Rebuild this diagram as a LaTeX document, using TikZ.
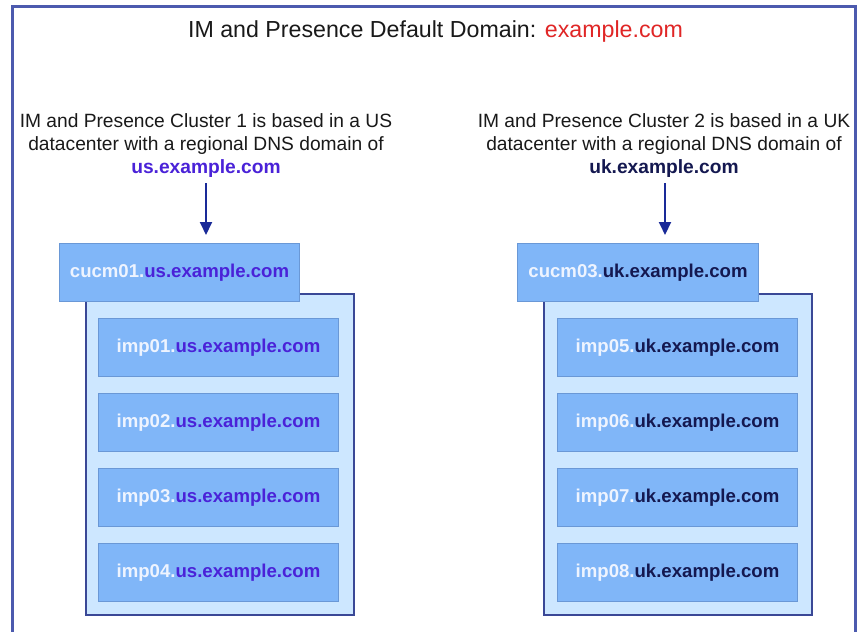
\documentclass[tikz,border=0pt]{standalone}
\usepackage{fontspec}
\setmainfont{Liberation Sans}
\usetikzlibrary{arrows.meta}
\definecolor{framec}{HTML}{4C5AAE}
\definecolor{contfill}{HTML}{CDE7FF}
\definecolor{contdraw}{HTML}{3A4896}
\definecolor{boxfill}{HTML}{80B6F8}
\definecolor{boxdraw}{HTML}{6A98D6}
\definecolor{pref}{HTML}{EEF4FF}
\definecolor{usc}{HTML}{4A22D8}
\definecolor{ukc}{HTML}{141850}
\definecolor{redc}{HTML}{E02626}
\definecolor{arrc}{HTML}{1A2A98}
\begin{document}
\begin{tikzpicture}[x=1pt,y=-1pt,
  container/.style={draw=contdraw,fill=contfill,line width=2pt,minimum width=268pt,minimum height=321pt,inner sep=0pt,anchor=north west},
  hostbox/.style={draw=boxdraw,fill=boxfill,line width=1pt,minimum width=240pt,minimum height=58pt,inner sep=0pt,anchor=north west,font=\bfseries\fontsize{18.6}{22}\selectfont},
  para/.style={align=center,inner sep=0pt,anchor=north,font=\fontsize{19.2}{23}\selectfont,text=black!90},
  arr/.style={draw=arrc,line width=2pt,-{Triangle[width=12pt,length=13pt]}}
]
\useasboundingbox (0,0) rectangle (858,631);
\fill[white] (0,0) rectangle (858,631);
% frame
\draw[framec,line width=3pt] (12,640) -- (12,7) -- (855,7) -- (855,640);
% title
\node[anchor=base,inner sep=0pt,font=\fontsize{23.2}{28}\selectfont,text=black!90] (title) at (435.5,38) {IM and Presence Default Domain: \textcolor{redc}{example.com}};
% paragraphs
\node[para] (p1) at (206,113) {IM and Presence Cluster 1 is based in a US\\datacenter with a regional DNS domain of\\\textcolor{usc}{\bfseries us.example.com}};
\node[para] (p2) at (664,113) {IM and Presence Cluster 2 is based in a UK\\datacenter with a regional DNS domain of\\\textcolor{ukc}{\bfseries uk.example.com}};
% left cluster
\node[container] (c1) at (85,293) {};
\node[hostbox] (cucm1) at (59,243) {\textcolor{pref}{cucm01.}\textcolor{usc}{us.example.com}};
\node[hostbox] (imp1) at (98,318) {\textcolor{pref}{imp01.}\textcolor{usc}{us.example.com}};
\node[hostbox] (imp2) at (98,393) {\textcolor{pref}{imp02.}\textcolor{usc}{us.example.com}};
\node[hostbox] (imp3) at (98,468) {\textcolor{pref}{imp03.}\textcolor{usc}{us.example.com}};
\node[hostbox] (imp4) at (98,543) {\textcolor{pref}{imp04.}\textcolor{usc}{us.example.com}};
% right cluster
\node[container] (c2) at (543,293) {};
\node[hostbox,minimum width=241pt] (cucm3) at (517,243) {\textcolor{pref}{cucm03.}\textcolor{ukc}{uk.example.com}};
\node[hostbox] (imp5) at (557,318) {\textcolor{pref}{imp05.}\textcolor{ukc}{uk.example.com}};
\node[hostbox] (imp6) at (557,393) {\textcolor{pref}{imp06.}\textcolor{ukc}{uk.example.com}};
\node[hostbox] (imp7) at (557,468) {\textcolor{pref}{imp07.}\textcolor{ukc}{uk.example.com}};
\node[hostbox] (imp8) at (557,543) {\textcolor{pref}{imp08.}\textcolor{ukc}{uk.example.com}};
% arrows
\coordinate (a1s) at (206,183);
\coordinate (a1e) at (206,235);
\coordinate (a2s) at (665,183);
\coordinate (a2e) at (665,235);
\draw[arr] (a1s) -- (a1e);
\draw[arr] (a2s) -- (a2e);
\end{tikzpicture}
\end{document}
• • •
Keep every word of the data as it is when you write it out, but drop the pictures.

REPLY TO THE TASK:
Rebuild this diagram as a LaTeX document, using TikZ.
\documentclass[tikz,border=0pt]{standalone}
\usepackage{fontspec}
\setmainfont{Liberation Sans}
\usetikzlibrary{arrows.meta}
\definecolor{framec}{HTML}{4C5AAE}
\definecolor{contfill}{HTML}{CDE7FF}
\definecolor{contdraw}{HTML}{3A4896}
\definecolor{boxfill}{HTML}{80B6F8}
\definecolor{boxdraw}{HTML}{6A98D6}
\definecolor{pref}{HTML}{EEF4FF}
\definecolor{usc}{HTML}{4A22D8}
\definecolor{ukc}{HTML}{141850}
\definecolor{redc}{HTML}{E02626}
\definecolor{arrc}{HTML}{1A2A98}
\begin{document}
\begin{tikzpicture}[x=1pt,y=-1pt,
  container/.style={draw=contdraw,fill=contfill,line width=2pt,minimum width=268pt,minimum height=321pt,inner sep=0pt,anchor=north west},
  hostbox/.style={draw=boxdraw,fill=boxfill,line width=1pt,minimum width=240pt,minimum height=58pt,inner sep=0pt,anchor=north west,font=\bfseries\fontsize{18.6}{22}\selectfont},
  para/.style={align=center,inner sep=0pt,anchor=north,font=\fontsize{19.2}{23}\selectfont,text=black!90},
  arr/.style={draw=arrc,line width=2pt,-{Triangle[width=12pt,length=13pt]}}
]
\useasboundingbox (0,0) rectangle (858,631);
\fill[white] (0,0) rectangle (858,631);
% frame
\draw[framec,line width=3pt] (12,640) -- (12,7) -- (855,7) -- (855,640);
% title
\node[anchor=base,inner sep=0pt,font=\fontsize{23.2}{28}\selectfont,text=black!90] (title) at (435.5,38) {IM and Presence Default Domain: \textcolor{redc}{example.com}};
% paragraphs
\node[para] (p1) at (206,113) {IM and Presence Cluster 1 is based in a US\\datacenter with a regional DNS domain of\\\textcolor{usc}{\bfseries us.example.com}};
\node[para] (p2) at (664,113) {IM and Presence Cluster 2 is based in a UK\\datacenter with a regional DNS domain of\\\textcolor{ukc}{\bfseries uk.example.com}};
% left cluster
\node[container] (c1) at (85,293) {};
\node[hostbox] (cucm1) at (59,243) {\textcolor{pref}{cucm01.}\textcolor{usc}{us.example.com}};
\node[hostbox] (imp1) at (98,318) {\textcolor{pref}{imp01.}\textcolor{usc}{us.example.com}};
\node[hostbox] (imp2) at (98,393) {\textcolor{pref}{imp02.}\textcolor{usc}{us.example.com}};
\node[hostbox] (imp3) at (98,468) {\textcolor{pref}{imp03.}\textcolor{usc}{us.example.com}};
\node[hostbox] (imp4) at (98,543) {\textcolor{pref}{imp04.}\textcolor{usc}{us.example.com}};
% right cluster
\node[container] (c2) at (543,293) {};
\node[hostbox,minimum width=241pt] (cucm3) at (517,243) {\textcolor{pref}{cucm03.}\textcolor{ukc}{uk.example.com}};
\node[hostbox] (imp5) at (557,318) {\textcolor{pref}{imp05.}\textcolor{ukc}{uk.example.com}};
\node[hostbox] (imp6) at (557,393) {\textcolor{pref}{imp06.}\textcolor{ukc}{uk.example.com}};
\node[hostbox] (imp7) at (557,468) {\textcolor{pref}{imp07.}\textcolor{ukc}{uk.example.com}};
\node[hostbox] (imp8) at (557,543) {\textcolor{pref}{imp08.}\textcolor{ukc}{uk.example.com}};
% arrows
\coordinate (a1s) at (206,183);
\coordinate (a1e) at (206,235);
\coordinate (a2s) at (665,183);
\coordinate (a2e) at (665,235);
\draw[arr] (a1s) -- (a1e);
\draw[arr] (a2s) -- (a2e);
\end{tikzpicture}
\end{document}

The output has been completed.